● **Records shown**:
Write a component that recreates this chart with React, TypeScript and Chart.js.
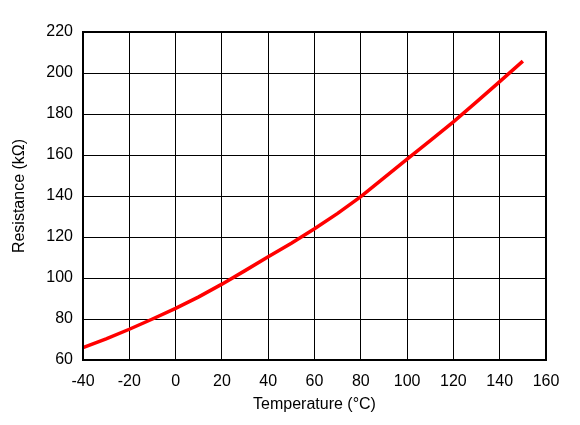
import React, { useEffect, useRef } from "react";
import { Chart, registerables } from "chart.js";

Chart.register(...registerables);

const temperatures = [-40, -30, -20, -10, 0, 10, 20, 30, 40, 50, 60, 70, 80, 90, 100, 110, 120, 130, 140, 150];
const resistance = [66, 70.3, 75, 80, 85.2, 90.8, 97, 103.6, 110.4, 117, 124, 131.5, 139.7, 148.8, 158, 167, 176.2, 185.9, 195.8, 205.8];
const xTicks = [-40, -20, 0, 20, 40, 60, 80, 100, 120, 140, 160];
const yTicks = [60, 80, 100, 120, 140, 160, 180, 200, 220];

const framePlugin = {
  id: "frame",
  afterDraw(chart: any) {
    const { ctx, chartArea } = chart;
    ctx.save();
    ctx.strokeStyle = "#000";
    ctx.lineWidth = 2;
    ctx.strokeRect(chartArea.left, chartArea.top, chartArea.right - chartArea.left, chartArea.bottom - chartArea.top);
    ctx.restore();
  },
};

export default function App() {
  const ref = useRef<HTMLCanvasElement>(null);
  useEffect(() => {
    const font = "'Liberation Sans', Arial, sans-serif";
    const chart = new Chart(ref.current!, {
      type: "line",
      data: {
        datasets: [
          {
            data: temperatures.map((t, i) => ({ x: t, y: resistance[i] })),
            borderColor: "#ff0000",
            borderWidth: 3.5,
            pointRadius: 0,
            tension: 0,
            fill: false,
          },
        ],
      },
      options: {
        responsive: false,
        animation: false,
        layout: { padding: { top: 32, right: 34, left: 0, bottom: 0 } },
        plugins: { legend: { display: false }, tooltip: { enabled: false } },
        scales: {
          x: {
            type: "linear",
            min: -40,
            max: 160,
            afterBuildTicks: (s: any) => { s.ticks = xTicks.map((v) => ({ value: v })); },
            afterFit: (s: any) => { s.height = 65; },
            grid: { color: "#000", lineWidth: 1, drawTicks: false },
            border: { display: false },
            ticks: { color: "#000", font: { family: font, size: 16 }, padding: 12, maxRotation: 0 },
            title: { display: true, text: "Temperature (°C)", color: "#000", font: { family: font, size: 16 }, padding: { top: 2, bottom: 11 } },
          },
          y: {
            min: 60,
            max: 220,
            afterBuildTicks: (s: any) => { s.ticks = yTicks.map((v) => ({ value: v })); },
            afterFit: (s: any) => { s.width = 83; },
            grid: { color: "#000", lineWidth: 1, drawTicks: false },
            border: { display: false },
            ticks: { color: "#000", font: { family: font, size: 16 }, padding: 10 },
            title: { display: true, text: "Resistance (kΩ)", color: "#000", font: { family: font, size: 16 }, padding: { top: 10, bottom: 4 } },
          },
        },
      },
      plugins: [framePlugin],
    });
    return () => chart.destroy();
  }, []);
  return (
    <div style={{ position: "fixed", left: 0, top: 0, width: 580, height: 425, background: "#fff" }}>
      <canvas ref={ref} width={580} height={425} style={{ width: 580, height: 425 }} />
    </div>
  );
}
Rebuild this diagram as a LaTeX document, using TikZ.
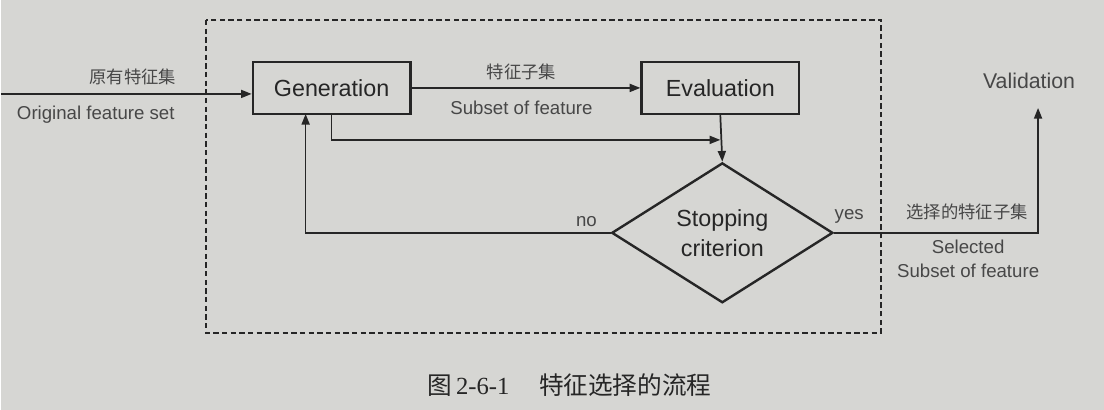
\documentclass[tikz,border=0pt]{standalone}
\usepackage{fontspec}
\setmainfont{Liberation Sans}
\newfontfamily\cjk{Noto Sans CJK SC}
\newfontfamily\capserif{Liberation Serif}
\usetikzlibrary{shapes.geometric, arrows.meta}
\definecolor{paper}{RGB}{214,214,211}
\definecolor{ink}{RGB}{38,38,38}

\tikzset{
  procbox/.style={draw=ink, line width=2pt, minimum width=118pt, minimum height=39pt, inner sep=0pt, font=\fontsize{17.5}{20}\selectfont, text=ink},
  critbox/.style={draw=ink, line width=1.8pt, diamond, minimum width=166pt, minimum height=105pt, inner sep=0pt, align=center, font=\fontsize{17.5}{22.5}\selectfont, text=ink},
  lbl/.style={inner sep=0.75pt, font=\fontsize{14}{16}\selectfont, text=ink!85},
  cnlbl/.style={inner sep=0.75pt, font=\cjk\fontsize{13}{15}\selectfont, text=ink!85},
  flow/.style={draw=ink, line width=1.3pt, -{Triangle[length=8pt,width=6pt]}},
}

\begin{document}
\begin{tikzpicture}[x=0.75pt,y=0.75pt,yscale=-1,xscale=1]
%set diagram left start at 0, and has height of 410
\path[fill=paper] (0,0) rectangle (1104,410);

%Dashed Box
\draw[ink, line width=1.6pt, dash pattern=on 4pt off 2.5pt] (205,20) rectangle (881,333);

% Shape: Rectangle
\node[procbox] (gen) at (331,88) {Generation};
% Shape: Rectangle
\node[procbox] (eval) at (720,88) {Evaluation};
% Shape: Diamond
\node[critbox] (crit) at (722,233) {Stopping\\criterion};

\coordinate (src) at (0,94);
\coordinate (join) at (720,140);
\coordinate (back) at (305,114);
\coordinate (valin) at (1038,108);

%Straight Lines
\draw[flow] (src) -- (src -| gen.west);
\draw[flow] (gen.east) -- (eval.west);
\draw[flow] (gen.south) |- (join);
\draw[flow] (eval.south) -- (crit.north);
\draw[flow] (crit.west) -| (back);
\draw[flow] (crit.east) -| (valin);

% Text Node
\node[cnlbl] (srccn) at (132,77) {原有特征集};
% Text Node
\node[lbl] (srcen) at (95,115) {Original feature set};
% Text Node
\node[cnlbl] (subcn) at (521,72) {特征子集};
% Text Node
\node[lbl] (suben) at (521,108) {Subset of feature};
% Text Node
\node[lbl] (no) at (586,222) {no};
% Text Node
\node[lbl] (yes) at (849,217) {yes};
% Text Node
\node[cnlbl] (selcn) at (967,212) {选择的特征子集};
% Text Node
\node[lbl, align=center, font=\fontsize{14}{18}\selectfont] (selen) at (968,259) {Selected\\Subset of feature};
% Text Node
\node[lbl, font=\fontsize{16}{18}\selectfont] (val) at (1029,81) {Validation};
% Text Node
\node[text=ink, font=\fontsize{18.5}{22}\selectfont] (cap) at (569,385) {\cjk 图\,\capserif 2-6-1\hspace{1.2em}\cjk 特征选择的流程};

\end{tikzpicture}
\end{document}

● **Exercise task**: Images in the data above are to be skipped. Retype all other material exactly.

● **Correct output**:
Write a component that recreates this chart with React, TypeScript and Chart.js.
import React, { useEffect, useRef } from "react";
import { Chart, registerables } from "chart.js";

Chart.register(...registerables);

const temperatures = [-40, -30, -20, -10, 0, 10, 20, 30, 40, 50, 60, 70, 80, 90, 100, 110, 120, 130, 140, 150];
const resistance = [66, 70.3, 75, 80, 85.2, 90.8, 97, 103.6, 110.4, 117, 124, 131.5, 139.7, 148.8, 158, 167, 176.2, 185.9, 195.8, 205.8];
const xTicks = [-40, -20, 0, 20, 40, 60, 80, 100, 120, 140, 160];
const yTicks = [60, 80, 100, 120, 140, 160, 180, 200, 220];

const framePlugin = {
  id: "frame",
  afterDraw(chart: any) {
    const { ctx, chartArea } = chart;
    ctx.save();
    ctx.strokeStyle = "#000";
    ctx.lineWidth = 2;
    ctx.strokeRect(chartArea.left, chartArea.top, chartArea.right - chartArea.left, chartArea.bottom - chartArea.top);
    ctx.restore();
  },
};

export default function App() {
  const ref = useRef<HTMLCanvasElement>(null);
  useEffect(() => {
    const font = "'Liberation Sans', Arial, sans-serif";
    const chart = new Chart(ref.current!, {
      type: "line",
      data: {
        datasets: [
          {
            data: temperatures.map((t, i) => ({ x: t, y: resistance[i] })),
            borderColor: "#ff0000",
            borderWidth: 3.5,
            pointRadius: 0,
            tension: 0,
            fill: false,
          },
        ],
      },
      options: {
        responsive: false,
        animation: false,
        layout: { padding: { top: 32, right: 34, left: 0, bottom: 0 } },
        plugins: { legend: { display: false }, tooltip: { enabled: false } },
        scales: {
          x: {
            type: "linear",
            min: -40,
            max: 160,
            afterBuildTicks: (s: any) => { s.ticks = xTicks.map((v) => ({ value: v })); },
            afterFit: (s: any) => { s.height = 65; },
            grid: { color: "#000", lineWidth: 1, drawTicks: false },
            border: { display: false },
            ticks: { color: "#000", font: { family: font, size: 16 }, padding: 12, maxRotation: 0 },
            title: { display: true, text: "Temperature (°C)", color: "#000", font: { family: font, size: 16 }, padding: { top: 2, bottom: 11 } },
          },
          y: {
            min: 60,
            max: 220,
            afterBuildTicks: (s: any) => { s.ticks = yTicks.map((v) => ({ value: v })); },
            afterFit: (s: any) => { s.width = 83; },
            grid: { color: "#000", lineWidth: 1, drawTicks: false },
            border: { display: false },
            ticks: { color: "#000", font: { family: font, size: 16 }, padding: 10 },
            title: { display: true, text: "Resistance (kΩ)", color: "#000", font: { family: font, size: 16 }, padding: { top: 10, bottom: 4 } },
          },
        },
      },
      plugins: [framePlugin],
    });
    return () => chart.destroy();
  }, []);
  return (
    <div style={{ position: "fixed", left: 0, top: 0, width: 580, height: 425, background: "#fff" }}>
      <canvas ref={ref} width={580} height={425} style={{ width: 580, height: 425 }} />
    </div>
  );
}
Rebuild this diagram as a LaTeX document, using TikZ.
\documentclass[tikz,border=0pt]{standalone}
\usepackage{fontspec}
\setmainfont{Liberation Sans}
\newfontfamily\cjk{Noto Sans CJK SC}
\newfontfamily\capserif{Liberation Serif}
\usetikzlibrary{shapes.geometric, arrows.meta}
\definecolor{paper}{RGB}{214,214,211}
\definecolor{ink}{RGB}{38,38,38}

\tikzset{
  procbox/.style={draw=ink, line width=2pt, minimum width=118pt, minimum height=39pt, inner sep=0pt, font=\fontsize{17.5}{20}\selectfont, text=ink},
  critbox/.style={draw=ink, line width=1.8pt, diamond, minimum width=166pt, minimum height=105pt, inner sep=0pt, align=center, font=\fontsize{17.5}{22.5}\selectfont, text=ink},
  lbl/.style={inner sep=0.75pt, font=\fontsize{14}{16}\selectfont, text=ink!85},
  cnlbl/.style={inner sep=0.75pt, font=\cjk\fontsize{13}{15}\selectfont, text=ink!85},
  flow/.style={draw=ink, line width=1.3pt, -{Triangle[length=8pt,width=6pt]}},
}

\begin{document}
\begin{tikzpicture}[x=0.75pt,y=0.75pt,yscale=-1,xscale=1]
%set diagram left start at 0, and has height of 410
\path[fill=paper] (0,0) rectangle (1104,410);

%Dashed Box
\draw[ink, line width=1.6pt, dash pattern=on 4pt off 2.5pt] (205,20) rectangle (881,333);

% Shape: Rectangle
\node[procbox] (gen) at (331,88) {Generation};
% Shape: Rectangle
\node[procbox] (eval) at (720,88) {Evaluation};
% Shape: Diamond
\node[critbox] (crit) at (722,233) {Stopping\\criterion};

\coordinate (src) at (0,94);
\coordinate (join) at (720,140);
\coordinate (back) at (305,114);
\coordinate (valin) at (1038,108);

%Straight Lines
\draw[flow] (src) -- (src -| gen.west);
\draw[flow] (gen.east) -- (eval.west);
\draw[flow] (gen.south) |- (join);
\draw[flow] (eval.south) -- (crit.north);
\draw[flow] (crit.west) -| (back);
\draw[flow] (crit.east) -| (valin);

% Text Node
\node[cnlbl] (srccn) at (132,77) {原有特征集};
% Text Node
\node[lbl] (srcen) at (95,115) {Original feature set};
% Text Node
\node[cnlbl] (subcn) at (521,72) {特征子集};
% Text Node
\node[lbl] (suben) at (521,108) {Subset of feature};
% Text Node
\node[lbl] (no) at (586,222) {no};
% Text Node
\node[lbl] (yes) at (849,217) {yes};
% Text Node
\node[cnlbl] (selcn) at (967,212) {选择的特征子集};
% Text Node
\node[lbl, align=center, font=\fontsize{14}{18}\selectfont] (selen) at (968,259) {Selected\\Subset of feature};
% Text Node
\node[lbl, font=\fontsize{16}{18}\selectfont] (val) at (1029,81) {Validation};
% Text Node
\node[text=ink, font=\fontsize{18.5}{22}\selectfont] (cap) at (569,385) {\cjk 图\,\capserif 2-6-1\hspace{1.2em}\cjk 特征选择的流程};

\end{tikzpicture}
\end{document}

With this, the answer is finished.